Alonso de Palencia, furibundo censor del rey Enrique, personaliza en la reina la síntesis de todo un reinado, caracterizado según él por la anarquía y la más abominable corrupción, utilizando además el conocido gusto de la reina por los cosméticos, como el estoraque (bálsamo oloroso) y los perfumes sevillanos,    para resaltar su descaro y falta de mesura en ese dibujo peyorativo: «cuidaban de pintarse con blanco afeite, para que al caer de sus hacaneas (jacas), como con frecuencia ocurría, brillase en todos sus miembros uniforme blancura». Pero con independencia de la inquina del cronista, en realidad Juana era de una belleza sensual que provocaba admiración, aunque estuviera muy alejada de los sublimados estereotipos de belleza basados en la virtud, y prueba de su coquetería nos la dejaría en su testamento en el que pide que, cuando la entierren, la tierra no manche su cuerpo y sus cabellos.
La reina Letizia.
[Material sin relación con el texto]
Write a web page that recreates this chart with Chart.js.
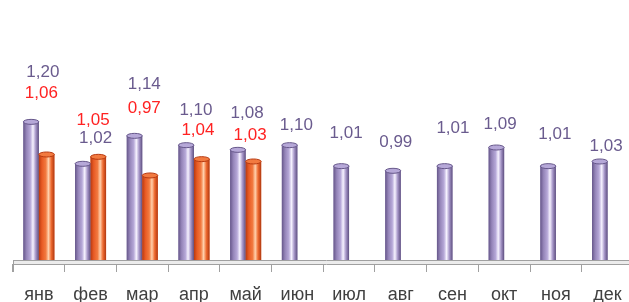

Rev. Ella Hoy
Siempre, casi desde los primeros tiempos, la primacía de la imagen ha sido clara. Y ahora, después de unos siglos en los que el lenguaje era el lugar privilegiado de conocimiento, en el siglo XXI, es la imagen la que vuelve a desplazar al lenguaje y al discurso. De ahí que no sea tan extraño la obsesión de la nueva reina consorte por la imagen. El problema surge cuando, como ocurre en publicidad, los mensajes son demasiado directos y agresivos, consiguiendo únicamente el rechazo del espectador. Utilizando los términos propios de la comunicación, hace falta más sutileza para seducir, persuadir y convencer, y me temo que se puede cometer el mismo error con la princesa Leonor: que lea a Stevenson y Carroll, pase; pero que le gusten las películas de Kurosawa, es menos creíble.